Dating in a Post-Dating World

by Daniel Browne

 

I Swiffered my studio apartment, selected an outfit that appeared, at least in strategically dimmed light, to be unstained. I dug out just the right music (Dan Hicks & His Hot Licks) and whipped up a passable green curry chicken (Naked Chef). Only one detail remained unresolved: Was this a date or what?

By the end of the evening, we’d discussed art and the direction of our lives, strolled the tree-lined streets of Park Slope, eaten ice cream, but the essential question remained unanswered. I walked her to the subway and we kissed, but even then I didn’t get the clarification I needed, for this was possibly the most ambiguous kiss in human history. Far from a full-on lip-lock, it wasn’t quite a polite peck on the cheek either. I caught her on the corner of the mouth, then let her go. Helen’s was the kiss that launched a thousand ships; this one couldn’t launch the SS Minnow.

We’d known each other for years, casual acquaintances connected by a mutual friend. Every time this friend came to town we’d see each other, marvel at how nicely we got along, and suggest that we keep in touch. This time, I actually followed through, sensing that there might be more to our chemistry than a fizzy, once-a-year flirtation. But having taken the first step, I ran smack into a surprising realization: There was a lot I didn’t know about dating, like how to tell when you’re doing it.

In the throes of my dilemma, I happened to catch Tom Wolfe on The Daily Show, promoting his new book, in which he reports on the love lives of college students the way he once reported on the space program. He told Jon Stewart with a certain bemusement that dating no longer exists among the young, that courtship begins with sex and, if the sex is relatively successful, proceeds to cohabitation. My first reaction was to dismiss this observation as just another bon mot from a raconteur who has always worked in broad strokes. But then I checked it against my own experience and the truth of it struck me: I’m twenty-seven years old and, until recently, I’d never been on a proper date.

You see, I’m what the kids call a serial monogamist. Ever since high school, my pattern has been the same: I sleep with a woman with whom I’m already friends then enter immediately into a serious, long-term relationship. The only exception was in graduate school when I went home with a stranger I met at a party, but that encounter morphed rapidly into the most intense love affair of all. My one-night stand lasted a year.

On the rare occasion I’ve gone to dinner or a movie with a woman I don’t know well, intending to gauge our compatibility, the outing has simply refused to retain a date-like shape. In the waning days of college, I went to a string of concerts with a good-looking classmate. I was motivated by more than the urge to rock out, and at the third show in as many weeks, I leaned in to make my move. When I tried to land a kiss, though, my companion bobbed and weaved, Ali to my flat-footed Foreman. As far as she was concerned, there was nothing romantic between us, we were just friends hanging out, and I’d crossed the line. We were English majors, and this was our last lesson in differing modes of interpretation. A week later, much to my surprise, she invited me over to her place for dinner. She felt bad about her knee-jerk reaction (I was just grateful she hadn’t actually jerked her knee), and while she’d never thought of me as boyfriend material before, now she wanted to give me a chance. I ended up spending the night, and a few months later, we moved in together. I can just picture Tom Wolfe shaking his bowler-hatted head, jotting this story down in his notebook.

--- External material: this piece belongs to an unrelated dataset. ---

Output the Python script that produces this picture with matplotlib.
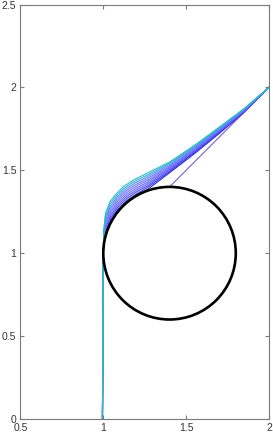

So what’s wrong with being a serial monogamist, you ask? Who needs dating anyway, the chitchat with strangers or near-strangers, the sifting of biographical data for clues? Where are you from? What do you do? You seem like an only child, are you an only child? Excuse me while I shudder. I’m sure there are people out there who enjoy the job-interview trappings of a first date, the anxious calculations that follow. (How long should I wait before I call? Is it too soon to hold hands?) I, however, don’t know any of them. Not a one. Most of my friends, like me, are looking to fall in love with a minimum of stilted preliminaries. We are painfully aware that, for the most part, our parents were married by the time they were our age. They were done riding the ferris wheel with their neighbor’s cousin, done bowling with their best friend’s girlfriend’s friend. Why should I be so preoccupied with dating at the same time of life my parents were getting ready to have me?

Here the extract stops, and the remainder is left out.